Share one application’s interface cleanly with OBS — a focused screen-sharing scene for editing tools, grading, presentations and more.
This is a clean way to show a single application’s interface live — your editor (Premiere, Resolve, Flame), a presentation (Keynote) or any other tool. The trick over plain screen sharing: you build a screen-sharing scene in OBS that focuses on one application’s window, so everything else on your desktop stays hidden and your client sees only what you want them to — clearly framed, with the audio included.
These steps apply to both dfine.io products that livestream — Streaming Classic and Review. The encoder setup is the same; only where you copy your ingest URL and stream key differs by product. See Where do I find the ingest server URL?.

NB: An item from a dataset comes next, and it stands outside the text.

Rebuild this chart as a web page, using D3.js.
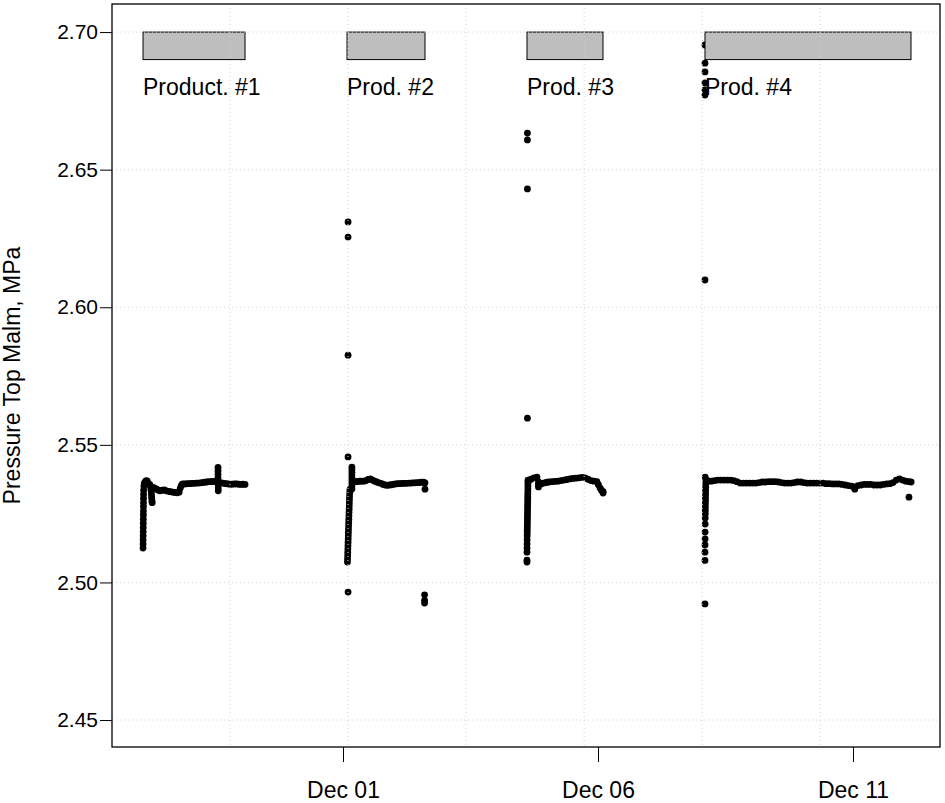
<!DOCTYPE html>
<meta charset="utf-8">
<style>

body {
  margin: 0;
  font-family: "Liberation Sans", Arial, sans-serif;
}

.grid line {
  stroke: #d3d3d3;
  stroke-width: 1px;
  stroke-dasharray: 1,3;
}

.prod {
  fill: #bebebe;
  stroke: #000;
  stroke-width: 1px;
}

.dot {
  fill: #000;
}

</style>
<body>
<script src="https://cdn.jsdelivr.net/npm/d3@7"></script>
<script>

// product campaigns (label, start, end)
var prodLabels = ["Product. #1", "Prod. #2", "Prod. #3", "Prod. #4"];
var prodStart = ["2011-11-27 01:53", "2011-12-01 01:53", "2011-12-04 14:35", "2011-12-08 02:21"];
var prodEnd   = ["2011-11-29 01:53", "2011-12-02 14:35", "2011-12-06 02:21", "2011-12-12 03:18"];

// axis ticks
var yTicks = [2.45, 2.50, 2.55, 2.60, 2.65, 2.70];
var xTicks = ["2011-12-01 00:00", "2011-12-06 00:00", "2011-12-11 00:00"];
var xTickLabels = ["Dec 01", "Dec 06", "Dec 11"];
var xGrid = ["2011-11-28 18:48", "2011-12-01 02:21", "2011-12-03 09:54",
             "2011-12-05 17:28", "2011-12-08 01:01", "2011-12-10 08:34"];

// pressure readings: [hours after product start, MPa]
var prod1 = [
  [0,2.5125],[0.02,2.514],[0.04,2.5155],[0.06,2.517],[0.08,2.5185],[0.1,2.52],[0.12,2.5215],
  [0.14,2.523],[0.16,2.5245],[0.18,2.526],[0.2,2.5275],[0.22,2.529],[0.24,2.5305],[0.26,2.532],
  [0.3,2.5335],[0.4,2.535],[0.6,2.536],[1.0,2.5365],[1.5,2.537],[2.0,2.5368],[2.5,2.536],
  [3.2,2.5355],[3.6,2.5345],[3.8,2.5335],[3.9,2.5325],[4.0,2.5315],[4.1,2.5305],[4.2,2.5295],[4.3,2.529],
  [4.8,2.5345],[5.5,2.5342],[6.2,2.534],[7,2.5336],[8,2.5333],[9,2.5335],[10,2.5336],[11,2.5333],
  [12,2.5331],[13,2.533],[14,2.5328],[15,2.5327],[16,2.5326],[17,2.5328],
  [17.5,2.5342],[18,2.5352],[18.5,2.5357],[19,2.5358],[20,2.5358],[21,2.5359],[22,2.5359],
  [23,2.536],[24,2.536],[25,2.5361],[26,2.5361],[27,2.5362],[28,2.5363],[29,2.5364],
  [30,2.5365],[31,2.5366],[32,2.5366],[33,2.5367],[34,2.5367],
  [35.3,2.5418],[35.3,2.5405],[35.3,2.5393],[35.3,2.538],[35.4,2.5368],[35.4,2.5355],[35.4,2.5343],[35.4,2.5333],
  [36,2.5362],[37,2.5362],[38,2.536],[39,2.5359],[40,2.5358],[41,2.5357],[42,2.5357],
  [43,2.5358],[44,2.5358],[45,2.5357],[46,2.5356],[47,2.5357],[48,2.5356]
];

var prod2 = [
  [0.5,2.6310],[0.5,2.6255],[0.5,2.5826],[0.5,2.5456],[0.5,2.4965],
  [0.2,2.5074],[0.25,2.5085],[0.3,2.5097],[0.35,2.511],[0.4,2.5122],[0.45,2.5134],[0.5,2.5146],
  [0.55,2.5158],[0.6,2.517],[0.65,2.5182],[0.7,2.5194],[0.75,2.5206],[0.8,2.5218],[0.85,2.523],
  [0.9,2.5242],[0.95,2.5254],[1.0,2.5266],[1.05,2.5278],[1.1,2.529],[1.15,2.5302],[1.2,2.5314],
  [1.3,2.5326],[1.4,2.5338],
  [2.3,2.5419],[2.3,2.541],[2.3,2.54],[2.3,2.539],[2.3,2.538],[2.3,2.537],[2.3,2.536],[2.3,2.535],[2.3,2.534],
  [3,2.5365],[4,2.5366],[5,2.5367],[6,2.5368],[7,2.5368],[8,2.5368],[9,2.537],[10,2.5374],
  [11,2.5376],[12,2.5372],[13,2.5368],[14,2.5365],[15,2.5362],[16,2.536],[17,2.5356],[18,2.5354],
  [19,2.5353],[20,2.5354],[21,2.5355],[22,2.5357],[23,2.5358],[24,2.5359],[25,2.5359],[26,2.536],
  [27,2.536],[28,2.536],[29,2.5361],[30,2.5361],[31,2.5362],[32,2.5362],[33,2.5363],[34,2.5363],
  [35,2.5364],[36,2.5364],[36.7,2.5362],[36.7,2.5339],
  [36.5,2.4955],[36.5,2.4935],[36.5,2.4925]
];

var prod3 = [
  [0.2,2.6633],[0.2,2.6608],[0.2,2.6430],[0.2,2.5597],
  [0,2.5074],[0,2.5081],[0,2.511],[0.02,2.5125],[0.04,2.514],[0.06,2.5155],[0.08,2.517],[0.1,2.518],
  [0.12,2.519],[0.14,2.52],[0.16,2.521],[0.18,2.522],[0.2,2.523],[0.22,2.524],[0.24,2.525],
  [0.26,2.526],[0.28,2.527],[0.3,2.528],[0.32,2.529],[0.34,2.53],[0.36,2.531],[0.38,2.532],
  [0.4,2.533],[0.42,2.534],[0.44,2.535],[0.46,2.536],[0.48,2.5372],
  [0.5,2.5368],[1.9,2.5375],[3.3,2.538],[4.7,2.5383],[5.4,2.5365],[5.4,2.5355],[5.4,2.5347],
  [6.6,2.5358],[7.5,2.5361],[8.5,2.5362],[9.4,2.5364],[10.4,2.5365],[11.8,2.5366],[13.2,2.5367],
  [14.6,2.5368],[16,2.537],[17.4,2.5372],[18.8,2.5374],[20.2,2.5376],[21.6,2.5378],[23,2.5379],
  [24.5,2.538],[25.9,2.5382],[27.3,2.538],[28.7,2.5375],[30.1,2.537],[31.5,2.5368],[32.9,2.5366],
  [33.6,2.5355],[34.4,2.5343],[35,2.5335],[35.8,2.5325],[35.8,2.533]
];

var prod4 = [
  [0,2.6953],[0,2.6887],[0,2.6855],[0,2.6815],[0,2.679],[0,2.6771],[0,2.6099],[0,2.4922],
  [0,2.508],[0,2.511],[0,2.5136],[0.05,2.5158],[0.05,2.5183],[0.1,2.5212],[0.1,2.5234],[0.15,2.525],
  [0.15,2.5262],[0.2,2.5274],[0.2,2.5286],[0.25,2.5298],[0.25,2.531],[0.3,2.5322],[0.3,2.5334],
  [0.35,2.5346],[0.35,2.5358],[0.4,2.537],[0.1,2.5383],[0.8,2.5372],
  [1.5,2.5368],[3,2.5368],[4.5,2.537],[6,2.5372],[7.5,2.5372],[9,2.5372],[10.5,2.5372],[12,2.5372],
  [13.5,2.537],[15,2.5366],[16.5,2.5361],[18,2.5361],[19.5,2.5361],[21,2.5361],[22.5,2.5361],
  [24,2.5361],[25.5,2.5363],[27,2.5365],[28.5,2.5365],[30,2.5366],[31.5,2.5366],[33,2.5366],
  [34.5,2.5365],[36,2.5363],[37.5,2.5361],[39,2.5361],[40.5,2.5361],[42,2.5363],[43.5,2.5365],
  [45,2.5365],[46.5,2.5363],[48,2.5361],[49.5,2.5361],[51,2.5361],[52.5,2.5361],[54,2.5361],
  [55.5,2.5361],[57,2.5359],[58.5,2.5359],[60,2.5358],[61.5,2.5358],[63,2.5358],[64.5,2.5356],
  [66,2.5354],[67.5,2.5352],[69,2.535],[70.5,2.5347],[70.5,2.5339],[72,2.5352],[73.5,2.5354],
  [75,2.5356],[76.5,2.5356],[78,2.5356],[79.5,2.5354],[81,2.5354],[82.5,2.5354],[84,2.5356],
  [85.5,2.5358],[87,2.5359],[88.5,2.5363],[90,2.5372],[91.5,2.5376],[93,2.5372],[94.5,2.5368],
  [96,2.5366],[97,2.5365],[96,2.531]
];

var prodData = [prod1, prod2, prod3, prod4];

var parseTime = d3.timeParse("%Y-%m-%d %H:%M");

var W = 945, H = 803;
var plot = {left: 112, right: 940, top: 4, bottom: 747};
var fontSize = "23px";

var x = d3.scaleTime()
    .domain([parseTime("2011-11-26 11:17"), parseTime("2011-12-12 16:57")])
    .range([plot.left, plot.right]);

var y = d3.scaleLinear()
    .domain([2.4402, 2.7102])
    .range([plot.bottom, plot.top]);

var svg = d3.select("body").append("svg")
    .attr("width", W)
    .attr("height", H)
    .style("background", "#fff");

// flatten readings
var points = [];
prodData.forEach(function(arr, i) {
  var t0 = parseTime(prodStart[i]).getTime();
  arr.forEach(function(p) {
    points.push({t: new Date(t0 + p[0] * 3600e3), v: p[1]});
  });
});

svg.append("g")
  .selectAll("circle")
    .data(points)
  .enter().append("circle")
    .attr("class", "dot")
    .attr("cx", function(d) { return x(d.t); })
    .attr("cy", function(d) { return y(d.v); })
    .attr("r", 3.4);

// product bars + labels
var prods = prodLabels.map(function(l, i) {
  return {label: l, start: parseTime(prodStart[i]), end: parseTime(prodEnd[i])};
});

svg.append("g")
  .selectAll("rect")
    .data(prods)
  .enter().append("rect")
    .attr("class", "prod")
    .attr("x", function(d) { return x(d.start); })
    .attr("y", y(2.70))
    .attr("width", function(d) { return x(d.end) - x(d.start); })
    .attr("height", y(2.69) - y(2.70));

svg.append("g")
  .selectAll("text")
    .data(prods)
  .enter().append("text")
    .attr("x", function(d) { return x(d.start); })
    .attr("y", y(2.68))
    .attr("dy", "0.35em")
    .style("font-size", fontSize)
    .text(function(d) { return d.label; });

// grid (drawn on top, as in the original)
var grid = svg.append("g").attr("class", "grid");
grid.selectAll(".h")
    .data(yTicks)
  .enter().append("line")
    .attr("x1", plot.left).attr("x2", plot.right)
    .attr("y1", function(d) { return y(d); })
    .attr("y2", function(d) { return y(d); });
grid.selectAll(".v")
    .data(xGrid)
  .enter().append("line")
    .attr("y1", plot.top).attr("y2", plot.bottom)
    .attr("x1", function(d) { return x(parseTime(d)); })
    .attr("x2", function(d) { return x(parseTime(d)); });

// axes
var yAxis = d3.axisLeft(y)
    .tickValues(yTicks)
    .tickSize(12)
    .tickPadding(2)
    .tickFormat(d3.format(".2f"));

var xAxis = d3.axisBottom(x)
    .tickValues(xTicks.map(parseTime))
    .tickSize(15)
    .tickPadding(20)
    .tickFormat(function(d, i) { return xTickLabels[i]; });

function styleAxis(g, size) {
  g.select(".domain").remove();
  g.selectAll(".tick text")
      .style("font-size", size)
      .style("font-family", "Liberation Sans, Arial, sans-serif")
      .attr("fill", "#000");
  g.selectAll(".tick line").attr("stroke", "#000");
}

svg.append("g")
    .attr("transform", "translate(" + plot.left + ",0)")
    .call(yAxis)
    .call(styleAxis, "21px");

svg.append("g")
    .attr("transform", "translate(0," + plot.bottom + ")")
    .call(xAxis)
    .call(styleAxis, fontSize);

// box
svg.append("rect")
    .attr("x", plot.left)
    .attr("y", plot.top)
    .attr("width", plot.right - plot.left)
    .attr("height", plot.bottom - plot.top)
    .attr("fill", "none")
    .attr("stroke", "#000")
    .attr("stroke-width", 1.3);

svg.append("text")
    .attr("transform", "translate(20," + ((plot.top + plot.bottom) / 2) + ") rotate(-90)")
    .attr("text-anchor", "middle")
    .style("font-size", fontSize)
    .text("Pressure Top Malm, MPa");

</script>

First, install OBS and the profile
Get OBS ready before you build the scene.
1
Create a scene
Create a new scene called GUI Screensharing.
2
Add the screen capture
Add a macOS Screen Capture source and give it a name.
3
Choose what to share
In the window that opens, select the settings as shown.
4
Fit the preview
Right click the preview, then choose Transform, then Fit to Screen.
5
Set the audio
Turn off the default desktop audio, because no audio comes in on that channel. The audio is delivered through the macOS Screen Capture source instead.
With the latest OBS version you no longer need the BlackHole audio drivers, which makes the setup much simpler.